[start Extracted records]
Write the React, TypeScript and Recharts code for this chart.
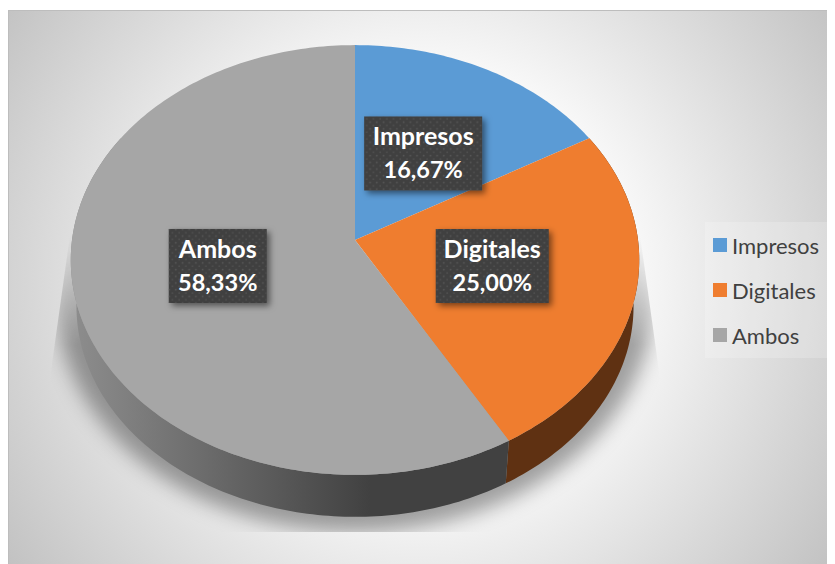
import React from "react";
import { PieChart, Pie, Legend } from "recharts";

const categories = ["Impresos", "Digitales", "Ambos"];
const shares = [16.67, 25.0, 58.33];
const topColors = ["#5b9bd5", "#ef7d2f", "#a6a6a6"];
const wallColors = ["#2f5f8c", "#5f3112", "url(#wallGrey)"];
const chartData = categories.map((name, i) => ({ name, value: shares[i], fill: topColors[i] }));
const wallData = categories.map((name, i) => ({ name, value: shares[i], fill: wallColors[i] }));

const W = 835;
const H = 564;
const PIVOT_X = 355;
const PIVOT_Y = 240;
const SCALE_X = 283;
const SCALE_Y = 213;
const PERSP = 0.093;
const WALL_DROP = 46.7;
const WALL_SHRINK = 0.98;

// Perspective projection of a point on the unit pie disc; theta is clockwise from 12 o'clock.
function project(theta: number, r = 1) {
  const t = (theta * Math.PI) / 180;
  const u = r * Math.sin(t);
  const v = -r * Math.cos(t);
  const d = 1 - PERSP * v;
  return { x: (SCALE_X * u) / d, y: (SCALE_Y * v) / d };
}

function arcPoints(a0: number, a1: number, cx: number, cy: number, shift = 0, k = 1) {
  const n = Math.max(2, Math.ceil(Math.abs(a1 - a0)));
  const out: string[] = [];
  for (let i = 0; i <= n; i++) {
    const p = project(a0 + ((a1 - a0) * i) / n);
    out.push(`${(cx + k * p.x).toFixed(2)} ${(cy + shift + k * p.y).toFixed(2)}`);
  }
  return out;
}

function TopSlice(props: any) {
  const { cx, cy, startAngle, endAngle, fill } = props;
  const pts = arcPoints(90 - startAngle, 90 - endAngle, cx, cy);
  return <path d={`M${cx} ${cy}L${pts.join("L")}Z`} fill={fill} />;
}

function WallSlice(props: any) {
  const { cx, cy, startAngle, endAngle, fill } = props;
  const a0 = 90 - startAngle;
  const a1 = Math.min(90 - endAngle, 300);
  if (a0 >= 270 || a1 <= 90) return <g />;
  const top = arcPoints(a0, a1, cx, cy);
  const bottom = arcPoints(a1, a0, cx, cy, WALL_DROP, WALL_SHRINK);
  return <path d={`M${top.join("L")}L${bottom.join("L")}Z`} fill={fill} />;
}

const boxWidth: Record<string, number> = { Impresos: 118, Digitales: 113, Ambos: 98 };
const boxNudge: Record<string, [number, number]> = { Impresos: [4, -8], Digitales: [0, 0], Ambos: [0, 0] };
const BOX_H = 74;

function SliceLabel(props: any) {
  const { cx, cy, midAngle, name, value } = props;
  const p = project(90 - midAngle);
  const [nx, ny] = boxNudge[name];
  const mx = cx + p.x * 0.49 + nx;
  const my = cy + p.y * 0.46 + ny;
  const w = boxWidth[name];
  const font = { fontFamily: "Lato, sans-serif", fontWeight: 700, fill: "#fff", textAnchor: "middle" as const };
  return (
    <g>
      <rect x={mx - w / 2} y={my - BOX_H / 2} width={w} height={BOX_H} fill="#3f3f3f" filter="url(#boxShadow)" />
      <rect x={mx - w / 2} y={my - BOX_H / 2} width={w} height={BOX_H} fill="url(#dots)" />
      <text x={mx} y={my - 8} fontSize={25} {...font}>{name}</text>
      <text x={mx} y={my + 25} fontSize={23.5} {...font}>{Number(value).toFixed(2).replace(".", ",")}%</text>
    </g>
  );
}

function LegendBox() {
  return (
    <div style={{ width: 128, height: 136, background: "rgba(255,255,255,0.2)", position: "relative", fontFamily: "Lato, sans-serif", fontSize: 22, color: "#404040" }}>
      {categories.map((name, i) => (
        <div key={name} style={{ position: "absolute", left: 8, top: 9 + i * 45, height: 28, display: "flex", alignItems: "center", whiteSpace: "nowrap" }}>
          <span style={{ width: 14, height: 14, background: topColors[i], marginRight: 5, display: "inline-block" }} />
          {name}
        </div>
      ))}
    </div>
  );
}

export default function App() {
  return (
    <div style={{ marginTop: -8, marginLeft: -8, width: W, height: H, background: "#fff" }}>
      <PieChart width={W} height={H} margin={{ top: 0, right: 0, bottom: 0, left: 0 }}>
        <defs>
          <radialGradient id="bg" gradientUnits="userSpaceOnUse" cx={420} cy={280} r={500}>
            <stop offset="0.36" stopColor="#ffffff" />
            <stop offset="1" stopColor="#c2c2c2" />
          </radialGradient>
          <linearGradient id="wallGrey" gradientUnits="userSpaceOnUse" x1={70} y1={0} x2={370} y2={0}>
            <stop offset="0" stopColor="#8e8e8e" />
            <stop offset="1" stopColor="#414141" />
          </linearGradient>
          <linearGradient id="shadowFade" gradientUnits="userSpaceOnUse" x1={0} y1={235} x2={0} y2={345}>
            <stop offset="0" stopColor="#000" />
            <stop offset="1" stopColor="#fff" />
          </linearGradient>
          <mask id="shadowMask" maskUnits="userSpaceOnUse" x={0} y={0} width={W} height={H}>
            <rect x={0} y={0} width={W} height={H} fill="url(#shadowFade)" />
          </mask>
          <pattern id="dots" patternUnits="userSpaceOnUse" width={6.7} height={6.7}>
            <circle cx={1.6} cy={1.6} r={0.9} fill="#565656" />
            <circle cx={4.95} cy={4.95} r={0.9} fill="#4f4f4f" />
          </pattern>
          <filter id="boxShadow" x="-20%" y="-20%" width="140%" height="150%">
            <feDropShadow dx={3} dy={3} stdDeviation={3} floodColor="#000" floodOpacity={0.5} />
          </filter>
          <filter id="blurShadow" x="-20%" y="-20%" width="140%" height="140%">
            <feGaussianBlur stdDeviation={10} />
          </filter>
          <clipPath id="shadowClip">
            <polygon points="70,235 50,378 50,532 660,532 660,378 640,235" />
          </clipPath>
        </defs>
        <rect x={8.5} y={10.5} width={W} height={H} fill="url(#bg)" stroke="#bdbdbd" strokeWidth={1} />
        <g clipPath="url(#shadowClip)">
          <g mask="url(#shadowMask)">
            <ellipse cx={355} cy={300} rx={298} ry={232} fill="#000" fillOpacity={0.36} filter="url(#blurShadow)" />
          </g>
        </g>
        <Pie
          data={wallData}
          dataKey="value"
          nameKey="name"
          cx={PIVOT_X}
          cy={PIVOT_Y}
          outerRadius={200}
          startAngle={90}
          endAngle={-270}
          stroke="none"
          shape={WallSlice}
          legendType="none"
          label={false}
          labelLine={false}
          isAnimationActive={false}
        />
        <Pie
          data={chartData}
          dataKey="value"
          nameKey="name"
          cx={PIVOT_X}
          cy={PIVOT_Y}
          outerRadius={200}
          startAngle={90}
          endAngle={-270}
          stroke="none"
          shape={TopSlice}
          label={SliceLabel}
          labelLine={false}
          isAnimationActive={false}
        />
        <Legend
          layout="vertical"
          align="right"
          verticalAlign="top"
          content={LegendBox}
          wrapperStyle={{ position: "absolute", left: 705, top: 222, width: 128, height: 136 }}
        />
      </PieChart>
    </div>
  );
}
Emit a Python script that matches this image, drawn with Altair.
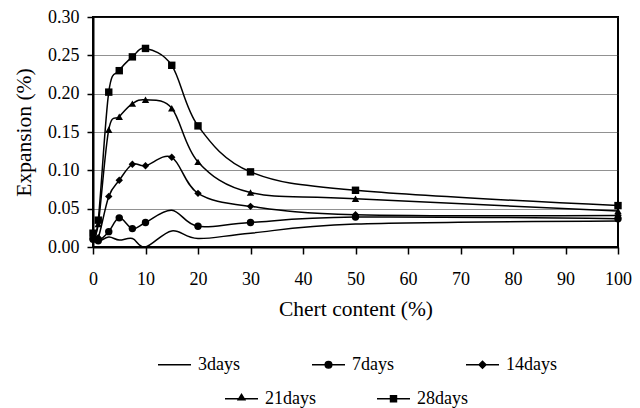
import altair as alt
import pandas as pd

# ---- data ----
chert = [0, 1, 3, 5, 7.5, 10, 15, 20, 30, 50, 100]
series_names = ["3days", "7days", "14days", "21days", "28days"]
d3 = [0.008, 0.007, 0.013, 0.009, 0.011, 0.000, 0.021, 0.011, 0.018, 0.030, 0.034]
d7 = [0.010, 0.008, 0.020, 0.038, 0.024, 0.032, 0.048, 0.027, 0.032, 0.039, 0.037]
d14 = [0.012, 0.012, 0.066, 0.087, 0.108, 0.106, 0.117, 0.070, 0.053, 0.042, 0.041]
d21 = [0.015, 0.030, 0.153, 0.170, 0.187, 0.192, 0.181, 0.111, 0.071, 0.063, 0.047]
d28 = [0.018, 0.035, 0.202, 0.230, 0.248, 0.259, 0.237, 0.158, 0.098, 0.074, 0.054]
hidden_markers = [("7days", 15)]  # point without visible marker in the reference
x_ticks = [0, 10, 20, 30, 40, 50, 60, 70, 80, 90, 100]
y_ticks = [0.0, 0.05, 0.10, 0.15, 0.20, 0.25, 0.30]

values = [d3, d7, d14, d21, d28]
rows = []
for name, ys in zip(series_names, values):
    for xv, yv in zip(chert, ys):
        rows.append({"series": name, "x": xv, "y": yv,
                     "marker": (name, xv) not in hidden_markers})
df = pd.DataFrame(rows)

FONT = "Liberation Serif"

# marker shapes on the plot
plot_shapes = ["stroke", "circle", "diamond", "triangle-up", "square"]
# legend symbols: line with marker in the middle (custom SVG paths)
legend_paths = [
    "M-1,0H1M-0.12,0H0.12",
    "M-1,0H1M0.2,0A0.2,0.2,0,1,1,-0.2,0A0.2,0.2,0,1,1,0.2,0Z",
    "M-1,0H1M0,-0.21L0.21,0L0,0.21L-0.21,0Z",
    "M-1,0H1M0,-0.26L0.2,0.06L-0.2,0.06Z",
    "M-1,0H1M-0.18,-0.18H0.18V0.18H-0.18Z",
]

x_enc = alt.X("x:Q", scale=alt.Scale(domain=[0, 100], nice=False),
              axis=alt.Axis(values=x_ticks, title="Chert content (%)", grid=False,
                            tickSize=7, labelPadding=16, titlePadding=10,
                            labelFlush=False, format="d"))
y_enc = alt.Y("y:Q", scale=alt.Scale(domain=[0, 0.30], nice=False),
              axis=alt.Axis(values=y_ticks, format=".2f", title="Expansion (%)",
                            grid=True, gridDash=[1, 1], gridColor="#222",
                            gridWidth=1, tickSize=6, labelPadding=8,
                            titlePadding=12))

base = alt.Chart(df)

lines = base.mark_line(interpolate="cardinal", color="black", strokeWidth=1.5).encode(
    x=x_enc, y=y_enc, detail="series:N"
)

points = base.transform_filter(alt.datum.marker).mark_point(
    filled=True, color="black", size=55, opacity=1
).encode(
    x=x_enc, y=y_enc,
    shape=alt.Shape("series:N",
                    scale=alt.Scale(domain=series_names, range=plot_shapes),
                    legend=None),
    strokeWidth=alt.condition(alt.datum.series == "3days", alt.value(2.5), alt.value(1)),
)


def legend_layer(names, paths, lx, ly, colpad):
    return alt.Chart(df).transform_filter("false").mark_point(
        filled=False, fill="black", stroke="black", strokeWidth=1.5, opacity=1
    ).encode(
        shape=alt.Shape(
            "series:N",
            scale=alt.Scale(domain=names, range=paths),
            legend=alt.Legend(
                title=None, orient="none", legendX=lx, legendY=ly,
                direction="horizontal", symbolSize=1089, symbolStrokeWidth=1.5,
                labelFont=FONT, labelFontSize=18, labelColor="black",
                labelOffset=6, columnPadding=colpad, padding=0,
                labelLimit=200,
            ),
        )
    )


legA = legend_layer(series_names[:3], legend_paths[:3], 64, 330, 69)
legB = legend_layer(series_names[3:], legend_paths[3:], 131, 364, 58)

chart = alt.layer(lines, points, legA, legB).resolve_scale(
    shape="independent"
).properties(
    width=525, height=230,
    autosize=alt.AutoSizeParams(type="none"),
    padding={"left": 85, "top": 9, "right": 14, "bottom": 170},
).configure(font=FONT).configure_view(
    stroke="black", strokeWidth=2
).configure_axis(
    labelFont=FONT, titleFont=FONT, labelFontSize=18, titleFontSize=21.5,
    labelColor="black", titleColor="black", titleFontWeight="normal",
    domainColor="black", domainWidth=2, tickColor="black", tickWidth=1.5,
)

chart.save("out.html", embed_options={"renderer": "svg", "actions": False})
[end Extracted records]
▶ Requirements: Starting at the first line of the material, output exactly the lines up to and including the one with "PieChart, Pie, Legend". Do not include the pictures.

▶ Correct response:
Write the React, TypeScript and Recharts code for this chart.
import React from "react";
import { PieChart, Pie, Legend } from "recharts";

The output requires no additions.